Repeat what the lines below say, word for word, and skip every image.

===== Exercise materials =====

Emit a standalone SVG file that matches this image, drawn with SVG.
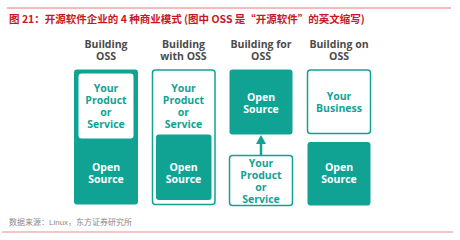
<svg xmlns="http://www.w3.org/2000/svg" width="460" height="240" viewBox="0 0 460 240">
<style>
.title{font-family:"Noto Sans CJK SC","Liberation Sans",sans-serif;font-size:10.5px;font-weight:bold;fill:#c8171e}
.foot{font-family:"Liberation Sans","Noto Sans CJK SC",sans-serif;font-size:8px;fill:#8a8a8a}
.hd{font-family:"Open Sans",sans-serif;font-size:10.5px;font-weight:bold;fill:#4a4a4a;text-anchor:middle}
.tw{font-family:"Open Sans",sans-serif;font-size:10.5px;font-weight:bold;fill:#ffffff;text-anchor:middle}
.tt{font-family:"Open Sans",sans-serif;font-size:10.5px;font-weight:bold;fill:#10a394;text-anchor:middle}
.fill{fill:#10a394;stroke:none}
.out{fill:#ffffff;stroke:#10a394;stroke-width:1.5}
</style>
<line x1="7" y1="8" x2="451" y2="8" stroke="#e8757a" stroke-width="1"/>
<text class="title" x="9" y="23">图 21：开源软件企业的 4 种商业模式 (图中 OSS 是“开源软件”的英文缩写)</text>

<g id="col1">
<text class="hd" x="106" y="48">Building</text>
<text class="hd" x="106" y="60">OSS</text>
<rect class="fill" x="74" y="69.5" width="64" height="135" rx="3"/>
<rect x="78.5" y="73.5" width="55" height="65" rx="3" fill="#ffffff"/>
<text class="tt" x="106" y="92">Your</text>
<text class="tt" x="106" y="104">Product</text>
<text class="tt" x="106" y="116">or</text>
<text class="tt" x="106" y="128">Service</text>
<text class="tw" x="106" y="171">Open</text>
<text class="tw" x="106" y="183">Source</text>
</g>

<g id="col2">
<text class="hd" x="183.5" y="48">Building</text>
<text class="hd" x="183.5" y="60">with OSS</text>
<rect class="out" x="152.5" y="70" width="62.5" height="134.5" rx="3"/>
<rect class="fill" x="156" y="134.5" width="55.5" height="65.5" rx="3"/>
<text class="tt" x="183.5" y="92">Your</text>
<text class="tt" x="183.5" y="104">Product</text>
<text class="tt" x="183.5" y="116">or</text>
<text class="tt" x="183.5" y="128">Service</text>
<text class="tw" x="183.5" y="171">Open</text>
<text class="tw" x="183.5" y="183">Source</text>
</g>

<g id="col3">
<text class="hd" x="261" y="48">Building for</text>
<text class="hd" x="261" y="60">OSS</text>
<rect class="fill" x="229.5" y="69.5" width="63" height="65" rx="3"/>
<text class="tw" x="261" y="101">Open</text>
<text class="tw" x="261" y="113">Source</text>
<rect class="out" x="229.5" y="155.5" width="63" height="50" rx="3"/>
<text class="tt" x="261" y="167">Your</text>
<text class="tt" x="261" y="179">Product</text>
<text class="tt" x="261" y="191">or</text>
<text class="tt" x="261" y="203">Service</text>
</g>

<g id="col4">
<text class="hd" x="339" y="48">Building on</text>
<text class="hd" x="339" y="60">OSS</text>
<rect class="out" x="307.5" y="70" width="63" height="63.5" rx="3"/>
<text class="tt" x="339" y="100">Your</text>
<text class="tt" x="339" y="112">Business</text>
<rect class="fill" x="307.5" y="142" width="63" height="63.5" rx="3"/>
<text class="tw" x="339" y="171">Open</text>
<text class="tw" x="339" y="183">Source</text>
</g>

<g id="connectors">
<line x1="261" y1="155" x2="261" y2="142" stroke="#10a394" stroke-width="2.5"/>
<polygon points="261,135 266,144 256,144" fill="#10a394"/>
</g>

<line x1="2" y1="232" x2="453" y2="232" stroke="#e8898c" stroke-width="1"/>
<text class="foot" x="9" y="225">数据来源：Linux，东方证券研究所</text>
</svg>
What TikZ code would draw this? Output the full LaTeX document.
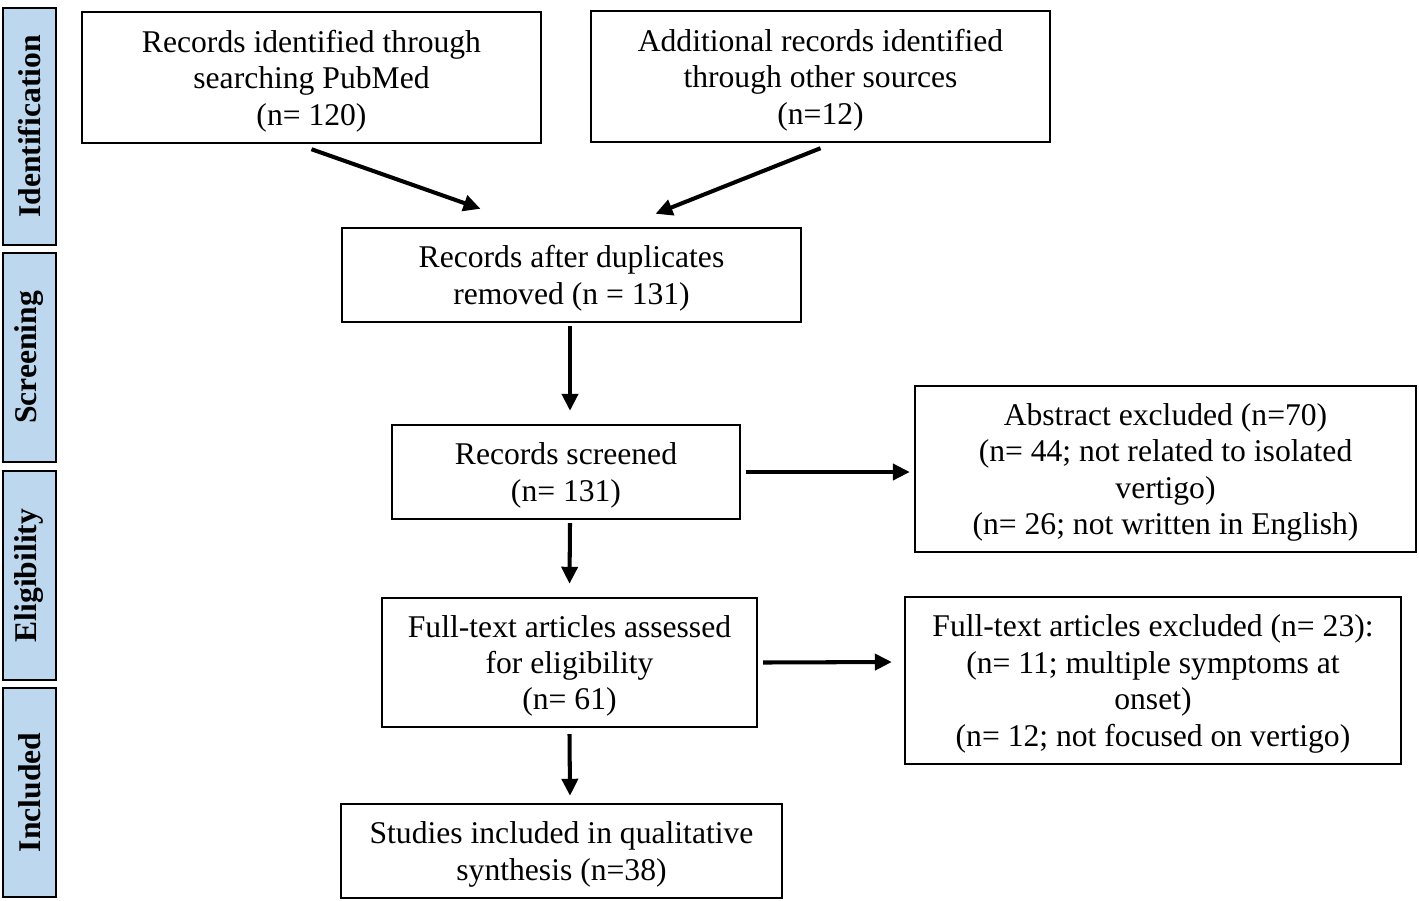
\documentclass[tikz,border=0pt]{standalone}
\usepackage{fontspec}
\setmainfont{Liberation Serif}
\usetikzlibrary{arrows.meta,calc}
\definecolor{sidebl}{HTML}{BDD7EE}
\begin{document}
\begin{tikzpicture}[x=0.02cm,y=-0.02cm,
  box/.style={draw, line width=1.4pt, align=center, inner sep=0pt, font=\fontsize{18}{20.7}\selectfont, text depth=-1.2pt},
  side/.style={draw, line width=1.6pt, fill=sidebl, rotate=90, inner sep=0pt, minimum height=1.06cm, font=\fontsize{18}{20.7}\selectfont\bfseries},
  arr/.style={line width=2.3pt, -{Triangle[length=0.34cm,width=0.32cm]}}]
\useasboundingbox (0,0) rectangle (1419,900);

\node[side, minimum width=4.74cm] (s1) at (29.5,126.5) {Identification};
\node[side, minimum width=4.18cm] (s2) at (29.5,357.5) {Screening};
\node[side, minimum width=4.18cm] (s3) at (29.5,575.5) {Eligibility};
\node[side, minimum width=4.18cm] (s4) at (29.5,792.5) {Included};

\node[box, minimum width=9.18cm, minimum height=2.62cm] (b1) at (311.5,77.5) {Records identified through\\searching PubMed\\(n= 120)};
\node[box, minimum width=9.18cm, minimum height=2.62cm] (b2) at (820.5,76.5) {Additional records identified\\through other sources\\(n=12)};
\node[box, minimum width=9.18cm, minimum height=1.88cm] (b3) at (571.5,275) {Records after duplicates\\removed (n = 131)};
\node[box, minimum width=6.96cm, minimum height=1.88cm] (b4) at (566,472) {Records screened\\(n= 131)};
\node[box, minimum width=10.02cm, minimum height=3.32cm] (b5) at (1165.5,469) {Abstract excluded (n=70)\\(n= 44; not related to isolated\\vertigo)\\(n= 26; not written in English)};
\node[box, minimum width=7.5cm, minimum height=2.58cm] (b6) at (569.5,662.5) {Full-text articles assessed\\for eligibility\\(n= 61)};
\node[box, minimum width=9.92cm, minimum height=3.34cm] (b7) at (1153,680.5) {Full-text articles excluded (n= 23):\\(n= 11; multiple symptoms at\\onset)\\(n= 12; not focused on vertigo)};
\node[box, minimum width=8.82cm, minimum height=1.88cm] (b8) at (561.5,851) {Studies included in qualitative\\synthesis (n=38)};

\draw[arr] ($(b1.south)+(0,5)$) -- ($(b3.north)+(-91,-18)$);
\draw[arr] ($(b2.south)+(0,5)$) -- ($(b3.north)+(84,-13)$);
\draw[arr] ($(b3.south)+(-1.5,3)$) -- ($(b4.north)+(4,-13)$);
\draw[arr] ($(b4.east)+(5,0)$) -- ($(b5.west)+(-4,3)$);
\draw[arr] ($(b4.south)+(4,3)$) -- ($(b6.north)+(0,-13)$);
\draw[arr] ($(b6.east)+(5,0)$) -- ($(b7.west)+(-12,-18.5)$);
\draw[arr] ($(b6.south)+(0,6)$) -- ($(b8.north)+(8.5,-7)$);
\end{tikzpicture}
\end{document}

=====

■ Exercise response:
Emit a standalone SVG file that matches this image, drawn with SVG.
<svg xmlns="http://www.w3.org/2000/svg" width="460" height="240" viewBox="0 0 460 240">
<style>
.title{font-family:"Noto Sans CJK SC","Liberation Sans",sans-serif;font-size:10.5px;font-weight:bold;fill:#c8171e}
.foot{font-family:"Liberation Sans","Noto Sans CJK SC",sans-serif;font-size:8px;fill:#8a8a8a}
.hd{font-family:"Open Sans",sans-serif;font-size:10.5px;font-weight:bold;fill:#4a4a4a;text-anchor:middle}
.tw{font-family:"Open Sans",sans-serif;font-size:10.5px;font-weight:bold;fill:#ffffff;text-anchor:middle}
.tt{font-family:"Open Sans",sans-serif;font-size:10.5px;font-weight:bold;fill:#10a394;text-anchor:middle}
.fill{fill:#10a394;stroke:none}
.out{fill:#ffffff;stroke:#10a394;stroke-width:1.5}
</style>
<line x1="7" y1="8" x2="451" y2="8" stroke="#e8757a" stroke-width="1"/>
<text class="title" x="9" y="23">图 21：开源软件企业的 4 种商业模式 (图中 OSS 是“开源软件”的英文缩写)</text>

<g id="col1">
<text class="hd" x="106" y="48">Building</text>
<text class="hd" x="106" y="60">OSS</text>
<rect class="fill" x="74" y="69.5" width="64" height="135" rx="3"/>
<rect x="78.5" y="73.5" width="55" height="65" rx="3" fill="#ffffff"/>
<text class="tt" x="106" y="92">Your</text>
<text class="tt" x="106" y="104">Product</text>
<text class="tt" x="106" y="116">or</text>
<text class="tt" x="106" y="128">Service</text>
<text class="tw" x="106" y="171">Open</text>
<text class="tw" x="106" y="183">Source</text>
</g>

<g id="col2">
<text class="hd" x="183.5" y="48">Building</text>
<text class="hd" x="183.5" y="60">with OSS</text>
<rect class="out" x="152.5" y="70" width="62.5" height="134.5" rx="3"/>
<rect class="fill" x="156" y="134.5" width="55.5" height="65.5" rx="3"/>
<text class="tt" x="183.5" y="92">Your</text>
<text class="tt" x="183.5" y="104">Product</text>
<text class="tt" x="183.5" y="116">or</text>
<text class="tt" x="183.5" y="128">Service</text>
<text class="tw" x="183.5" y="171">Open</text>
<text class="tw" x="183.5" y="183">Source</text>
</g>

<g id="col3">
<text class="hd" x="261" y="48">Building for</text>
<text class="hd" x="261" y="60">OSS</text>
<rect class="fill" x="229.5" y="69.5" width="63" height="65" rx="3"/>
<text class="tw" x="261" y="101">Open</text>
<text class="tw" x="261" y="113">Source</text>
<rect class="out" x="229.5" y="155.5" width="63" height="50" rx="3"/>
<text class="tt" x="261" y="167">Your</text>
<text class="tt" x="261" y="179">Product</text>
<text class="tt" x="261" y="191">or</text>
<text class="tt" x="261" y="203">Service</text>
</g>

<g id="col4">
<text class="hd" x="339" y="48">Building on</text>
<text class="hd" x="339" y="60">OSS</text>
<rect class="out" x="307.5" y="70" width="63" height="63.5" rx="3"/>
<text class="tt" x="339" y="100">Your</text>
<text class="tt" x="339" y="112">Business</text>
<rect class="fill" x="307.5" y="142" width="63" height="63.5" rx="3"/>
<text class="tw" x="339" y="171">Open</text>
<text class="tw" x="339" y="183">Source</text>
</g>

<g id="connectors">
<line x1="261" y1="155" x2="261" y2="142" stroke="#10a394" stroke-width="2.5"/>
<polygon points="261,135 266,144 256,144" fill="#10a394"/>
</g>

<line x1="2" y1="232" x2="453" y2="232" stroke="#e8898c" stroke-width="1"/>
<text class="foot" x="9" y="225">数据来源：Linux，东方证券研究所</text>
</svg>
What TikZ code would draw this? Output the full LaTeX document.
\documentclass[tikz,border=0pt]{standalone}
\usepackage{fontspec}
\setmainfont{Liberation Serif}
\usetikzlibrary{arrows.meta,calc}
\definecolor{sidebl}{HTML}{BDD7EE}
\begin{document}
\begin{tikzpicture}[x=0.02cm,y=-0.02cm,
  box/.style={draw, line width=1.4pt, align=center, inner sep=0pt, font=\fontsize{18}{20.7}\selectfont, text depth=-1.2pt},
  side/.style={draw, line width=1.6pt, fill=sidebl, rotate=90, inner sep=0pt, minimum height=1.06cm, font=\fontsize{18}{20.7}\selectfont\bfseries},
  arr/.style={line width=2.3pt, -{Triangle[length=0.34cm,width=0.32cm]}}]
\useasboundingbox (0,0) rectangle (1419,900);

\node[side, minimum width=4.74cm] (s1) at (29.5,126.5) {Identification};
\node[side, minimum width=4.18cm] (s2) at (29.5,357.5) {Screening};
\node[side, minimum width=4.18cm] (s3) at (29.5,575.5) {Eligibility};
\node[side, minimum width=4.18cm] (s4) at (29.5,792.5) {Included};

\node[box, minimum width=9.18cm, minimum height=2.62cm] (b1) at (311.5,77.5) {Records identified through\\searching PubMed\\(n= 120)};
\node[box, minimum width=9.18cm, minimum height=2.62cm] (b2) at (820.5,76.5) {Additional records identified\\through other sources\\(n=12)};
\node[box, minimum width=9.18cm, minimum height=1.88cm] (b3) at (571.5,275) {Records after duplicates\\removed (n = 131)};
\node[box, minimum width=6.96cm, minimum height=1.88cm] (b4) at (566,472) {Records screened\\(n= 131)};
\node[box, minimum width=10.02cm, minimum height=3.32cm] (b5) at (1165.5,469) {Abstract excluded (n=70)\\(n= 44; not related to isolated\\vertigo)\\(n= 26; not written in English)};
\node[box, minimum width=7.5cm, minimum height=2.58cm] (b6) at (569.5,662.5) {Full-text articles assessed\\for eligibility\\(n= 61)};
\node[box, minimum width=9.92cm, minimum height=3.34cm] (b7) at (1153,680.5) {Full-text articles excluded (n= 23):\\(n= 11; multiple symptoms at\\onset)\\(n= 12; not focused on vertigo)};
\node[box, minimum width=8.82cm, minimum height=1.88cm] (b8) at (561.5,851) {Studies included in qualitative\\synthesis (n=38)};

\draw[arr] ($(b1.south)+(0,5)$) -- ($(b3.north)+(-91,-18)$);
\draw[arr] ($(b2.south)+(0,5)$) -- ($(b3.north)+(84,-13)$);
\draw[arr] ($(b3.south)+(-1.5,3)$) -- ($(b4.north)+(4,-13)$);
\draw[arr] ($(b4.east)+(5,0)$) -- ($(b5.west)+(-4,3)$);
\draw[arr] ($(b4.south)+(4,3)$) -- ($(b6.north)+(0,-13)$);
\draw[arr] ($(b6.east)+(5,0)$) -- ($(b7.west)+(-12,-18.5)$);
\draw[arr] ($(b6.south)+(0,6)$) -- ($(b8.north)+(8.5,-7)$);
\end{tikzpicture}
\end{document}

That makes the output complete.